The key was either worn on a string around your neck (swinging viciously into your face when you whirled too fast), or it was perpetually lost, and you had to borrow your sister’s key (a terrible imposition for some reason). And around the ankles, cushioned only by your woefully ineffective socks, fat leather straps fastened into square metal buckles.

I can still hear the sound of roller skate wheels clacking across the cracks of sidewalks. And I can still remember the feeling of helplessness – right before you found your balance ... and the joy of learning how to turn a corner and how to stop with your toe ... and the challenge of finding a spot of grass just in time – before you went down for a landing.

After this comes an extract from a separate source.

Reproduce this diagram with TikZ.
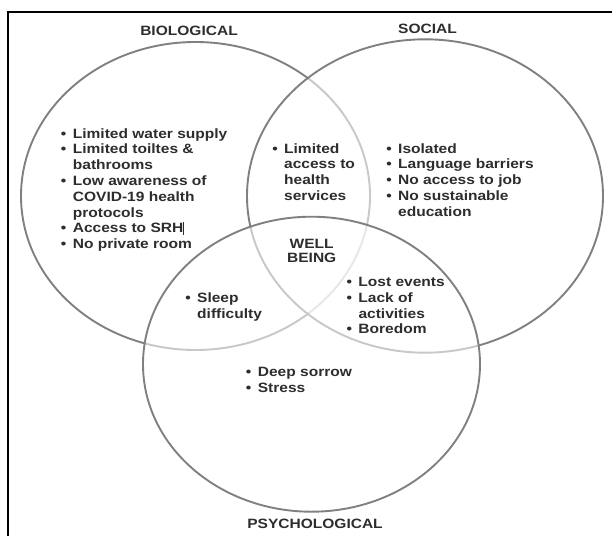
\documentclass[tikz,border=0pt]{standalone}
\usepackage{fontspec}
\setmainfont{Liberation Sans}[FakeStretch=1.15]
\definecolor{ringgray}{RGB}{128,128,128}
\definecolor{txtgray}{RGB}{45,45,45}
\newcommand{\bl}{\llap{\textbullet\hspace{6.5pt}}}

\begin{document}
\begin{tikzpicture}[x=1pt,y=-1pt,
    ring/.style={draw=ringgray,line width=1.9pt,fill=white,fill opacity=0.57},
    items/.style={anchor=base west,align=left,inner sep=0pt,text=txtgray,font=\fontsize{13.5}{15.8}\selectfont\bfseries},
    title/.style={anchor=base,align=center,inner sep=0pt,text=txtgray,font=\fontsize{13.5}{14.5}\selectfont\bfseries}]
    \useasboundingbox (0,0) rectangle (612,535);
    \draw [line width=2pt] (8,540)--(8,12)--(617,12);
    \draw [ring] (195.5,196) ellipse [x radius=174.5,y radius=154];
    \draw [ring] (425,196) ellipse [x radius=178,y radius=156.7];
    \draw [ring] (311.5,364.2) ellipse [x radius=168.5,y radius=147.5];
    % base anchor of a multi-line node sits on its last line
    \node (biolabel) [title] at (189,35.8) {BIOLOGICAL};
    \node (soclabel) [title] at (427.5,33.3) {SOCIAL};
    \node (psylabel) [title] at (315,528.8) {PSYCHOLOGICAL};
    \node (wellbeing) [title] at (311.7,262.6) {WELL\\BEING};
    \node (bioitems) [items] at (72.7,248.7) {\bl Limited water supply\\\bl Limited toiltes \&\\bathrooms\\\bl Low awareness of\\COVID-19 health\\protocols\\\bl Access to SRH\rule[-2pt]{0.6pt}{12.5pt}\\\bl No private room};
    \node (healthitems) [items] at (284,200.5) {\bl Limited\\access to\\health\\services};
    \node (socitems) [items] at (398,216.3) {\bl Isolated\\\bl Language barriers\\\bl No access to job\\\bl No sustainable\\education};
    \node (sleepitems) [items] at (197,318.1) {\bl Sleep\\difficulty};
    \node (lostitems) [items] at (358.3,333.9) {\bl Lost events\\\bl Lack of\\activities\\\bl Boredom};
    \node (psyitems) [items] at (257.7,392.3) {\bl Deep sorrow\\\bl Stress};
\end{tikzpicture}
\end{document}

I can also vividly recall the exhilarating terror of being on the end of the line when playing “crack the whip” – flying, faster and faster, wind in your face, trees and grass and houses speeding past, knowing the crash would come – but oh, what a thrill, before it did!

These were the days long before safety pads and helmets, of course. But, surprisingly, I’ve discovered that these were also the days before my own metaphorical “protective gear.” I wonder just when the fear of falling began to outweigh the thrill of the ride. It must have been gradual. I don’t remember a specific day when I refused to put on my skates – to forsake the few moments of joy and victory for the safety of flat shoes on firm ground. Perhaps such sacrifices come to us on the silent waves of age, out of the shadows of experience. I don’t know when it happened, but I’m sorry it did.

Perhaps it’s why finding the skates filled me with such unexpected delight. Perhaps by finding them I would find a way back to taking chances, a way to focus on the wind instead of the steepness of the hill.

Like most childhood memories, of course, parts of it are worn away. In this case, the leather straps of the skates are dried and stiff and broken. And, this time, I refuse to accept that they may be yet another metaphor for who I have become.

And so, this morning, I took my skates to the local shoe repair shop and heard another question coming out of my mouth that I never expected to be saying: “Can you fix my roller skates?”

Perhaps I will actually hear once again the clack-clack of metal wheels over sidewalk cracks and experience the mysterious joy of insecurity. But I suspect it is more likely that I will simply be content with hanging the skates on a wall as art and remembrance – as a visual, ever-present reminder to always enjoy the ride.